It’s almost inevitable: whenever younger men talk about feeling overwhelmed, burnt out, uncertain, or mentally strained, the same phrase always pops up somewhere: "The problem is, they weren’t soldiers anymore—military service would have shaped them!"
It’s as if the real issue is that anyone who complains or expresses themselves in any way isn’t manly enough. They weren’t toughened up. They weren’t broken down in time.
But this argument falls short in many ways. First, a lot of what older generations see as problems in younger men simply aren’t problems at all.
Men today talk about their feelings, speak up when things get too much, ask for help when stuck, and refuse to buy into the "real men tough it out" story—not signs of weakness, but steps toward a healthier path for both society and individuals.

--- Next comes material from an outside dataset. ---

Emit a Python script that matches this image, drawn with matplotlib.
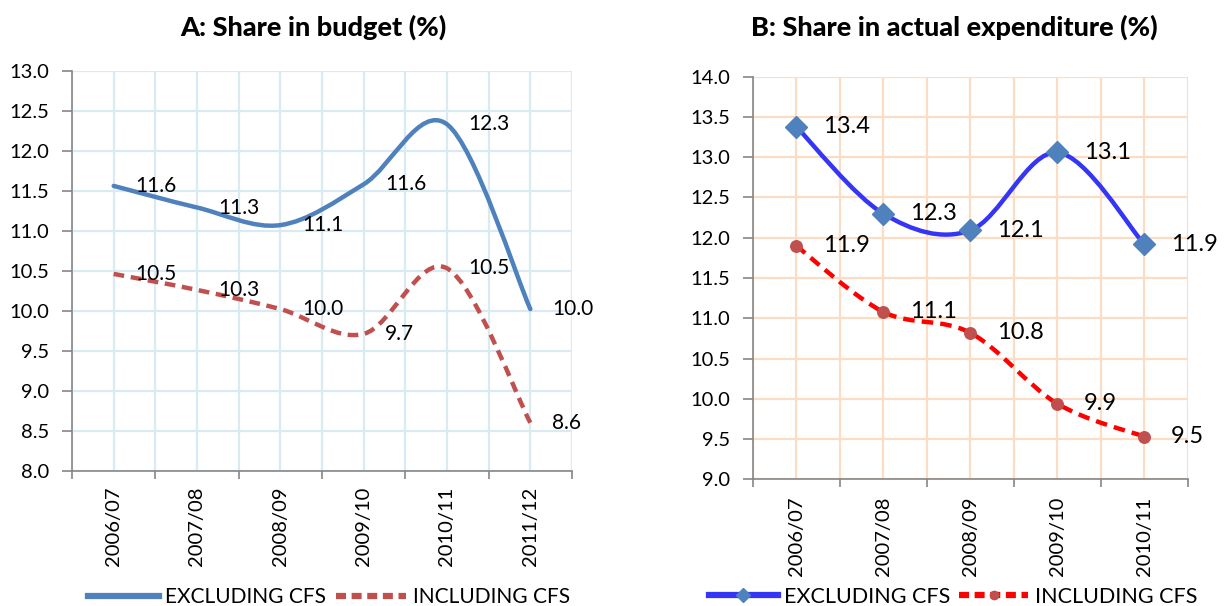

Suppressing emotions was never a sign of strength
Complaining isn’t whining—it’s often the first step toward a solution.
Recognizing you need mental help is not failure—it’s self-awareness.
A skill that men have been systematically denied for decades.
The real problems—because yes, they do exist—are far too complex to be solved by putting on a uniform and following orders.
Constant pressure to perform, financial uncertainty, burnout, and blurred boundaries between work and personal life won’t disappear just because someone learns to stand at attention and stay silent.
An authoritarian system teaching you to "grit your teeth and move on" only delays the problem. It doesn’t fix it.

Also, consider who most often says that military service "made a man out of them." These words often come from men known in their circles to have anger management issues.
Men who don’t know how to handle their frustration and instead suppress their feelings until they explode. Men who don’t process emotions but numb them—with alcohol, workaholism, or cynical dismissiveness toward anything “emotional.”
This isn’t mental strength. It’s a survival strategy—and not a very effective one.
Military service as a method of upbringing doesn’t teach emotional intelligence. It doesn’t teach healthy boundaries, self-reflection, or empathy.
At best, it teaches obedience, hierarchy, and how to endure things without talking about them. That can be useful sometimes, but it’s not a model that produces balanced, happy people on a societal level.

Strength isn’t measured by who stays silent the longest
It’s measured by who recognizes their limits, who asks for help, and who can change what isn’t working.
Who can say, "This isn’t okay," without fearing they’ll lose their masculinity.
So, sorry, but no: conscription won’t solve my generation’s problems. It wouldn’t make younger men more hardworking, tougher, or "more real." At best, it would make them quieter. And silence isn’t healing.
Honestly: not talking about feelings doesn’t make anyone more masculine or stronger than speaking up does. The world won’t be more stable because it’s full of men boiling with suppressed anger, but because it has more men who understand what’s going on inside them—and take responsibility for it.